Stress Test redux: The banks are still in trouble
Out of a total of 15,730 banks and credit unions in the U.S., there are 7,349, or 46.7 percent, that are short on capital and need to maintain a high level of liquid funds to keep themselves in business.
Unfortunately, these institutions are the home of over 60 percent of America’s small businesses, the ones which create jobs, according to economist Michael Moebs of Moebs Services, an independent economic research firm in Lake Bluff, which recently updated its Treasury Stress Test (Treasury) of 2009.
“If small businesses and consumers want to find out why the economy is not recovering, they just have to look at the number of community banks and credit unions that need capital,” said Moebs.
Using the Treasury Stress Test his firm conducted last year, Moebs Services recently updated the stress test criteria for all banks and credit unions and found the following:
• Wall St. Banks in 2009 shrank their assets, reduced debt and sold stock to get capital.
• These ‘Too Big to Fail’ (TBTF) banks showed more income but reduced their lending by $393 Billion.

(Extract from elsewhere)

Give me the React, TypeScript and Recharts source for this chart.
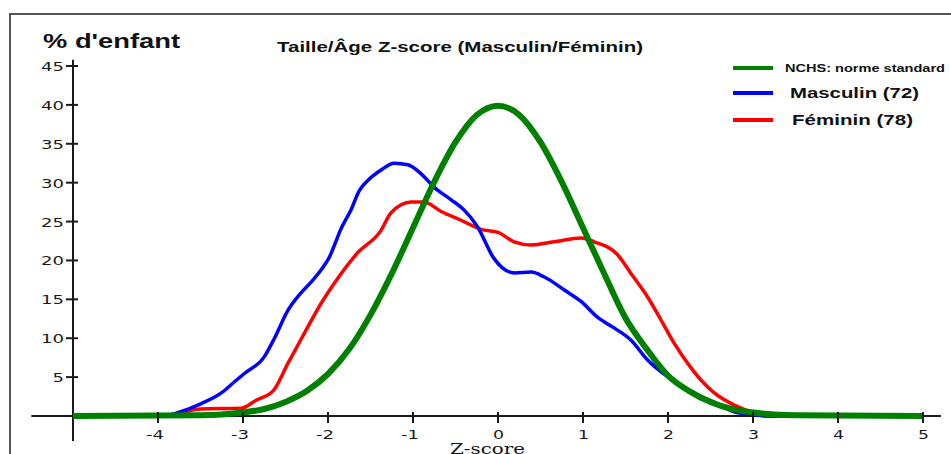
import React from 'react';
import { LineChart, Line, XAxis, YAxis, ReferenceLine, Legend } from 'recharts';

// Tick labels
const xTicks = [-4, -3, -2, -1, 0, 1, 2, 3, 4, 5];
const yTicks = [5, 10, 15, 20, 25, 30, 35, 40, 45];

// Series names
const nchsName = 'NCHS: norme standard';
const masculinName = 'Masculin (72)';
const femininName = 'Féminin (78)';
const legendOrder = [nchsName, masculinName, femininName];

// NCHS standard curve (Z-score, % of children)
const nchsZ = [-5, -3.5, -3.25, -3, -2.75, -2.5, -2.25, -2, -1.75, -1.5, -1.25, -1, -0.75, -0.5, -0.25, 0, 0.25, 0.5, 0.75, 1, 1.25, 1.5, 1.75, 2, 2.25, 2.5, 2.75, 3, 3.25, 3.5, 5];
const nchsPct = [0, 0.1, 0.2, 0.45, 0.9, 1.8, 3.2, 5.4, 8.6, 13, 18.3, 24.2, 30.1, 35.2, 38.7, 39.9, 38.7, 35.2, 30.1, 24.2, 18.3, 12.6, 8.6, 5.2, 3.2, 1.8, 0.9, 0.45, 0.2, 0.1, 0];

// Masculin (72)
const masculinZ = [-5, -3.93, -3.75, -3.49, -3.25, -3.1, -2.98, -2.75, -2.63, -2.47, -2.32, -2.2, -2.08, -1.98, -1.93, -1.85, -1.73, -1.63, -1.53, -1.38, -1.22, -1.06, -0.91, -0.75, -0.55, -0.4, -0.24, -0.05, 0.19, 0.39, 0.54, 0.78, 0.98, 1.17, 1.37, 1.56, 1.76, 2.0, 2.27, 2.54, 2.82, 3.25, 5];
const masculinPct = [0, 0, 0.5, 1.6, 3.0, 4.4, 5.5, 7.6, 10.0, 13.6, 15.8, 17.2, 18.8, 20.5, 21.8, 24.0, 26.5, 29, 30.3, 31.6, 32.5, 32.3, 31.2, 29.4, 27.8, 26.5, 24.3, 20.3, 18.4, 18.5, 17.9, 16.2, 14.7, 12.7, 11.3, 9.8, 7.2, 5.0, 3.1, 1.8, 0.4, 0, 0];

// Féminin (78)
const femininZ = [-5, -3.93, -3.7, -3.5, -3.02, -2.85, -2.64, -2.47, -2.32, -2.08, -1.93, -1.65, -1.38, -1.26, -1.02, -0.87, -0.67, -0.44, -0.2, 0, 0.19, 0.39, 0.66, 0.98, 1.13, 1.41, 1.56, 1.76, 1.92, 2.07, 2.23, 2.39, 2.54, 2.78, 3.01, 3.13, 5];
const femininPct = [0, 0, 0.5, 0.9, 1.0, 2.0, 3.3, 6.8, 9.8, 14.5, 17.0, 21.0, 23.8, 26.1, 27.5, 27.5, 26.3, 25.2, 24.0, 23.6, 22.4, 22.0, 22.4, 22.9, 22.4, 20.7, 18.4, 15.3, 12.3, 9.4, 6.8, 4.6, 3.0, 1.4, 0.4, 0, 0];

const toPoints = (zs: number[], vs: number[]) => zs.map((z, i) => ({ z, pct: vs[i] }));
const nchsData = toPoints(nchsZ, nchsPct);
const masculinData = toPoints(masculinZ, masculinPct);
const femininData = toPoints(femininZ, femininPct);

const AXIS = '#1a1a1a';

const XTick = (props: any) => {
  const { x, y, payload } = props;
  const label = String(payload.value);
  const len = label.length === 2 ? 18 : 11;
  return (
    <g>
      <line x1={x} x2={x} y1={y - 4} y2={y + 7} stroke={AXIS} strokeWidth={2} />
      <text x={x + 6} y={y + 23} textAnchor="end" fontFamily="DejaVu Sans" fontSize={13} fill={AXIS} textLength={len} lengthAdjust="spacingAndGlyphs">{label}</text>
    </g>
  );
};

const YTick = (props: any) => {
  const { x, y, payload } = props;
  const label = String(payload.value);
  return (
    <g>
      <line x1={x - 7} x2={x + 5} y1={y} y2={y} stroke={AXIS} strokeWidth={2} />
      <text x={x - 9} y={y + 5} textAnchor="end" fontFamily="DejaVu Sans" fontSize={13} fill={AXIS} textLength={11.5 * label.length} lengthAdjust="spacingAndGlyphs">{label}</text>
    </g>
  );
};

const legendRows = [
  { lineY: 13, textX: 60, len: 160, size: 10.5 },
  { lineY: 38, textX: 65, len: 129, size: 15 },
  { lineY: 65, textX: 67, len: 121, size: 15 },
];

const LegendContent = (props: any) => {
  const payload: any[] = props.payload || [];
  const items = legendOrder.map((n) => payload.find((p) => p.value === n)).filter(Boolean);
  return (
    <svg width={226} height={80} style={{ display: 'block' }}>
      {items.map((it: any, i: number) => {
        const r = legendRows[i];
        return (
          <g key={it.value}>
            <line x1={8} x2={48} y1={r.lineY} y2={r.lineY} stroke={it.color} strokeWidth={4} />
            <text x={r.textX} y={r.lineY + r.size * 0.36} fontFamily="Liberation Sans" fontWeight="bold" fontSize={r.size} fill="#111" textLength={r.len} lengthAdjust="spacingAndGlyphs">{it.value}</text>
          </g>
        );
      })}
    </svg>
  );
};

export default function App() {
  return (
    <div style={{ position: 'absolute', left: 0, top: 0, width: 951, height: 454, background: '#fff', overflow: 'hidden' }}>
      <LineChart width={951} height={454} margin={{ top: 66, right: 28, bottom: 0, left: 0 }}>
        <XAxis
          type="number"
          dataKey="z"
          domain={[-5, 5]}
          ticks={xTicks}
          interval={0}
          axisLine={false}
          tickLine={false}
          tickSize={0}
          tickMargin={0}
          height={38}
          tick={<XTick />}
          allowDuplicatedCategory={false}
        />
        <YAxis
          type="number"
          domain={[0, 45]}
          ticks={yTicks}
          interval={0}
          axisLine={false}
          tickLine={false}
          tickSize={0}
          tickMargin={0}
          width={73}
          tick={<YTick />}
        />
        <ReferenceLine segment={[{ x: -5.49, y: 0 }, { x: 5.21, y: 0 }]} stroke={AXIS} strokeWidth={2} ifOverflow="visible" />
        <ReferenceLine segment={[{ x: -5, y: -3.2 }, { x: -5, y: 45.8 }]} stroke={AXIS} strokeWidth={2} ifOverflow="visible" />
        <Legend
          layout="vertical"
          align="center"
          verticalAlign="middle"
          content={<LegendContent />}
          wrapperStyle={{ position: 'absolute', left: 725, top: 55, width: 226, height: 80 }}
        />
        <Line data={femininData} dataKey="pct" name={femininName} type="monotone" stroke="#ff0000" strokeWidth={3.5} dot={false} activeDot={false} isAnimationActive={false} strokeLinejoin="round" />
        <Line data={masculinData} dataKey="pct" name={masculinName} type="monotone" stroke="#0000ff" strokeWidth={3.5} dot={false} activeDot={false} isAnimationActive={false} strokeLinejoin="round" />
        <Line data={nchsData} dataKey="pct" name={nchsName} type="monotone" stroke="#008000" strokeWidth={6} dot={false} activeDot={false} isAnimationActive={false} strokeLinejoin="round" />
      </LineChart>
      <svg width={951} height={454} style={{ position: 'absolute', left: 0, top: 0, pointerEvents: 'none' }}>
        <path d="M10 454 L10 14 L951 14" fill="none" stroke="#555" strokeWidth={2} />
        <text x={43} y={48} fontFamily="Liberation Sans" fontWeight="bold" fontSize={20} fill="#111" textLength={137} lengthAdjust="spacingAndGlyphs">% d'enfant</text>
        <text x={277} y={52} fontFamily="Liberation Sans" fontWeight="bold" fontSize={15} fill="#111" textLength={366} lengthAdjust="spacingAndGlyphs">Taille/Âge Z-score (Masculin/Féminin)</text>
        <text x={450} y={454} fontFamily="DejaVu Serif" fontSize={14} fill="#111" textLength={75} lengthAdjust="spacingAndGlyphs">Z-score</text>
      </svg>
    </div>
  );
}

• Community Banks and Credit Unions increased assets by taking on more deposits and saw capital fall.
With a shortage of capital, community banks and credit unions could not make loans to their small business clients.
“Community Banks and credit unions service 20 million of the 27 million small businesses, and no loans to small businesses means no job creation,” said Moebs.
The balance sheet of all depositories shows assets shrunk 4.7 percent, as did loans by 7.8 percent. The impact of the TBTF banks distorts this picture. Attempts by community banks and credit unions to make loans were restricted by lack of capital, which can grow only by net income. Both types of institutions lost money in 2009.
Additionally, bad real estate and repossessed loans grew by 50.4 percent, or $14.4 billion, primarily in the Main St. institutions. The TBTF institutions also paid off much of their debt, reducing leverage and shrinking assets.
The Treasury Stress Test was conducted for only 19 of the largest banks in 2008, which were short about $120 billion in capital.
”If the same values used by Treasury were used on all banks and credit unions in 2008, Treasury would have identified 2,272 institutions needing $189 Billion,” said Moebs.
Now a year later, using the known loan delinquency factors, all the loans including commercial real estate were adjusted and mortgage backed securities were valued at 75 percent, as well as using 4 percent for capital for the big banks and 8 percent for everyone else.
“Our analysis shows that 7,349 depositories need $254 billion in additional capital,” Moebs said. “The actual balance sheet data and the stress test criteria point out, banks and credit unions are still in bad shape.”